_WHAT TO WORK ON_
Set the listing down unchanged, minus every embedded image.

_RECORDS FOR THIS EXERCISE_
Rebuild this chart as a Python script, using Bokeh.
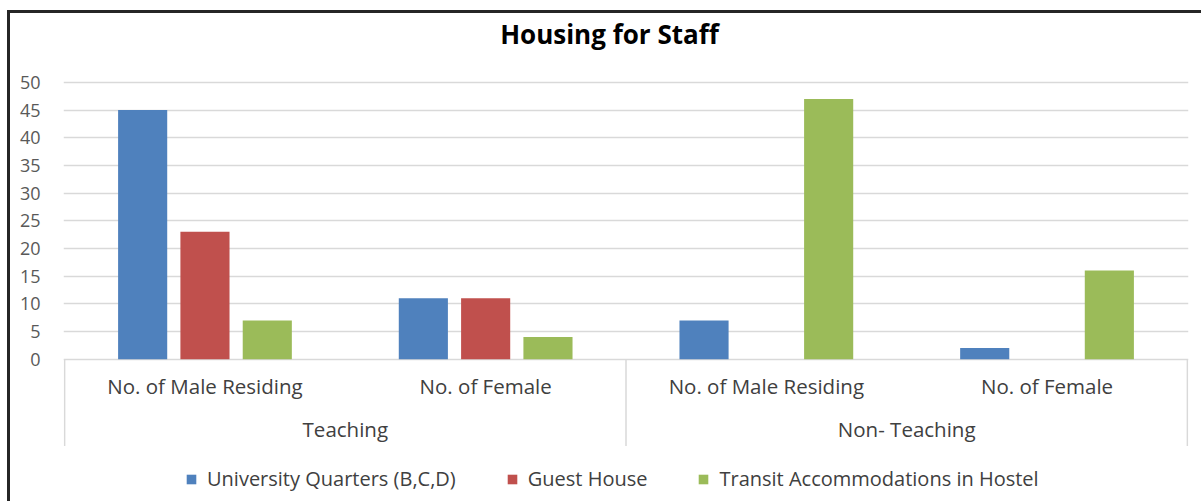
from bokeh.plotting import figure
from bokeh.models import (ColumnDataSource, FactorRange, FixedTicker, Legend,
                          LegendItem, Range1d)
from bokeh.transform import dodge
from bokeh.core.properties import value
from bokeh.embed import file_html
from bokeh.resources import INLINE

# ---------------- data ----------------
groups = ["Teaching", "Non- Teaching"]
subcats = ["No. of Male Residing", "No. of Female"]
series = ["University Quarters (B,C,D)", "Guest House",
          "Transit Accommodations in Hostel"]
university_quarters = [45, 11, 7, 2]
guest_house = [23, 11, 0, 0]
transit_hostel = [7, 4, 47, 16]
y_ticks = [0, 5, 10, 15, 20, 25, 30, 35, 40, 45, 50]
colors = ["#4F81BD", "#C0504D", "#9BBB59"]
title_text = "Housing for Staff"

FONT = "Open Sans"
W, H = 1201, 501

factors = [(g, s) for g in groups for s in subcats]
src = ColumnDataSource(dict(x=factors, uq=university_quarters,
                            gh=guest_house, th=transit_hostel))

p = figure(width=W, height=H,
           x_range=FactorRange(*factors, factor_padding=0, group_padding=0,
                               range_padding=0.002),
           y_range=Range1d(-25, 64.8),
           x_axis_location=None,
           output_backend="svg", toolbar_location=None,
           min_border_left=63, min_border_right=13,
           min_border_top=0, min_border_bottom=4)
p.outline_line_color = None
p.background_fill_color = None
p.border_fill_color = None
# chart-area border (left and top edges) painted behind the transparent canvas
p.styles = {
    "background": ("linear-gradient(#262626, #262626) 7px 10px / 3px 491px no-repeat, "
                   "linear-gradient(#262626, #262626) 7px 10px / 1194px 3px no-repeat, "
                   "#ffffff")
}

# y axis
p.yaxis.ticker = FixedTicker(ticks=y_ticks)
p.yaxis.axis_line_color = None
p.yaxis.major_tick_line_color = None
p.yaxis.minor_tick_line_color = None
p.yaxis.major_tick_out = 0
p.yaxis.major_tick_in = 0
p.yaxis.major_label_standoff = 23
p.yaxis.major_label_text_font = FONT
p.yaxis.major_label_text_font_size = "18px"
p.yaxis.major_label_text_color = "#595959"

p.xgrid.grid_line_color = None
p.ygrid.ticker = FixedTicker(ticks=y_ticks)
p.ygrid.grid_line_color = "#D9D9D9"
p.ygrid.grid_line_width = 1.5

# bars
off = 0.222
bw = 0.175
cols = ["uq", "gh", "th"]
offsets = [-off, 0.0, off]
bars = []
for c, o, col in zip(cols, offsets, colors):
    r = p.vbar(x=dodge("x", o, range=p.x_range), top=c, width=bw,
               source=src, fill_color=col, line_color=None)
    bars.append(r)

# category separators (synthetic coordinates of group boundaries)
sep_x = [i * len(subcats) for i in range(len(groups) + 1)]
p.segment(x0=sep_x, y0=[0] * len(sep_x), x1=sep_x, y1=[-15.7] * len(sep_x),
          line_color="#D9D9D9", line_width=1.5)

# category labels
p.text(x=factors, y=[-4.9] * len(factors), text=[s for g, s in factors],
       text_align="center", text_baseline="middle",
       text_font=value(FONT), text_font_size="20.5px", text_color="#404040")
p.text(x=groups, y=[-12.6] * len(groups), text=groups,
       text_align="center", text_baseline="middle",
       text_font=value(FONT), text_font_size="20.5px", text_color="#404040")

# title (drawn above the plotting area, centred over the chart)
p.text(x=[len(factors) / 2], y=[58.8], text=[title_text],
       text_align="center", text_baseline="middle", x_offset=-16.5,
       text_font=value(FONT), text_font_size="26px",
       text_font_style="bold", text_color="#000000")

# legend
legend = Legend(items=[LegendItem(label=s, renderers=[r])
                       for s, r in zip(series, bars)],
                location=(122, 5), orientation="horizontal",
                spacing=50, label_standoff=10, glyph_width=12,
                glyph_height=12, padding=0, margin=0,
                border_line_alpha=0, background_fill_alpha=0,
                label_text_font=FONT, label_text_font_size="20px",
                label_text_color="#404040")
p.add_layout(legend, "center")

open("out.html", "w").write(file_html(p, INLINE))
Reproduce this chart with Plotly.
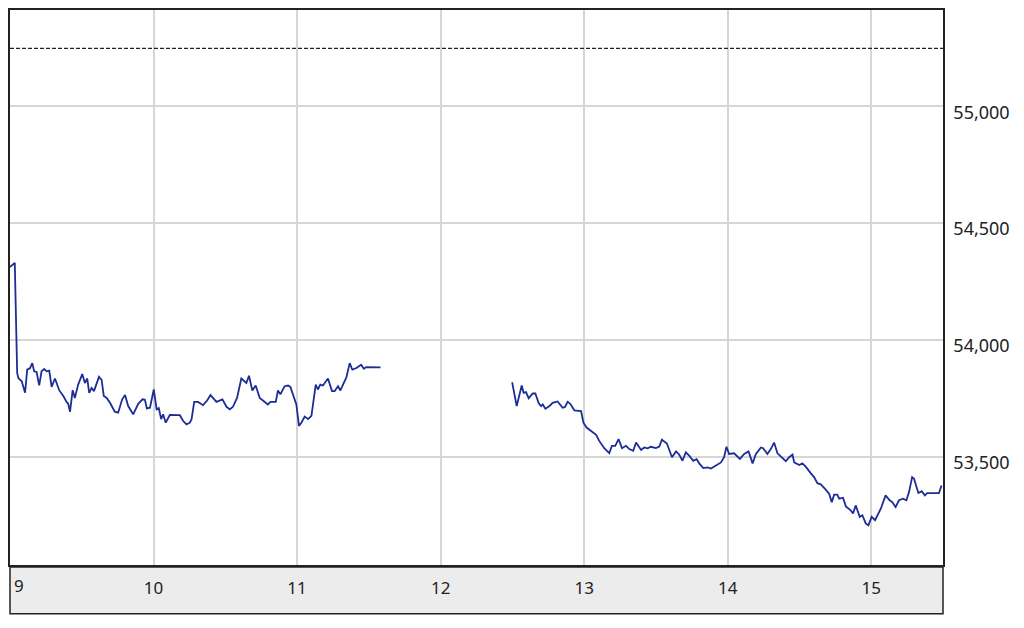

_EXERCISE RESPONSE_
Rebuild this chart as a Python script, using Bokeh.
from bokeh.plotting import figure
from bokeh.models import (ColumnDataSource, FactorRange, FixedTicker, Legend,
                          LegendItem, Range1d)
from bokeh.transform import dodge
from bokeh.core.properties import value
from bokeh.embed import file_html
from bokeh.resources import INLINE

# ---------------- data ----------------
groups = ["Teaching", "Non- Teaching"]
subcats = ["No. of Male Residing", "No. of Female"]
series = ["University Quarters (B,C,D)", "Guest House",
          "Transit Accommodations in Hostel"]
university_quarters = [45, 11, 7, 2]
guest_house = [23, 11, 0, 0]
transit_hostel = [7, 4, 47, 16]
y_ticks = [0, 5, 10, 15, 20, 25, 30, 35, 40, 45, 50]
colors = ["#4F81BD", "#C0504D", "#9BBB59"]
title_text = "Housing for Staff"

FONT = "Open Sans"
W, H = 1201, 501

factors = [(g, s) for g in groups for s in subcats]
src = ColumnDataSource(dict(x=factors, uq=university_quarters,
                            gh=guest_house, th=transit_hostel))

p = figure(width=W, height=H,
           x_range=FactorRange(*factors, factor_padding=0, group_padding=0,
                               range_padding=0.002),
           y_range=Range1d(-25, 64.8),
           x_axis_location=None,
           output_backend="svg", toolbar_location=None,
           min_border_left=63, min_border_right=13,
           min_border_top=0, min_border_bottom=4)
p.outline_line_color = None
p.background_fill_color = None
p.border_fill_color = None
# chart-area border (left and top edges) painted behind the transparent canvas
p.styles = {
    "background": ("linear-gradient(#262626, #262626) 7px 10px / 3px 491px no-repeat, "
                   "linear-gradient(#262626, #262626) 7px 10px / 1194px 3px no-repeat, "
                   "#ffffff")
}

# y axis
p.yaxis.ticker = FixedTicker(ticks=y_ticks)
p.yaxis.axis_line_color = None
p.yaxis.major_tick_line_color = None
p.yaxis.minor_tick_line_color = None
p.yaxis.major_tick_out = 0
p.yaxis.major_tick_in = 0
p.yaxis.major_label_standoff = 23
p.yaxis.major_label_text_font = FONT
p.yaxis.major_label_text_font_size = "18px"
p.yaxis.major_label_text_color = "#595959"

p.xgrid.grid_line_color = None
p.ygrid.ticker = FixedTicker(ticks=y_ticks)
p.ygrid.grid_line_color = "#D9D9D9"
p.ygrid.grid_line_width = 1.5

# bars
off = 0.222
bw = 0.175
cols = ["uq", "gh", "th"]
offsets = [-off, 0.0, off]
bars = []
for c, o, col in zip(cols, offsets, colors):
    r = p.vbar(x=dodge("x", o, range=p.x_range), top=c, width=bw,
               source=src, fill_color=col, line_color=None)
    bars.append(r)

# category separators (synthetic coordinates of group boundaries)
sep_x = [i * len(subcats) for i in range(len(groups) + 1)]
p.segment(x0=sep_x, y0=[0] * len(sep_x), x1=sep_x, y1=[-15.7] * len(sep_x),
          line_color="#D9D9D9", line_width=1.5)

# category labels
p.text(x=factors, y=[-4.9] * len(factors), text=[s for g, s in factors],
       text_align="center", text_baseline="middle",
       text_font=value(FONT), text_font_size="20.5px", text_color="#404040")
p.text(x=groups, y=[-12.6] * len(groups), text=groups,
       text_align="center", text_baseline="middle",
       text_font=value(FONT), text_font_size="20.5px", text_color="#404040")

# title (drawn above the plotting area, centred over the chart)
p.text(x=[len(factors) / 2], y=[58.8], text=[title_text],
       text_align="center", text_baseline="middle", x_offset=-16.5,
       text_font=value(FONT), text_font_size="26px",
       text_font_style="bold", text_color="#000000")

# legend
legend = Legend(items=[LegendItem(label=s, renderers=[r])
                       for s, r in zip(series, bars)],
                location=(122, 5), orientation="horizontal",
                spacing=50, label_standoff=10, glyph_width=12,
                glyph_height=12, padding=0, margin=0,
                border_line_alpha=0, background_fill_alpha=0,
                label_text_font=FONT, label_text_font_size="20px",
                label_text_color="#404040")
p.add_layout(legend, "center")

open("out.html", "w").write(file_html(p, INLINE))
Reproduce this chart with Plotly.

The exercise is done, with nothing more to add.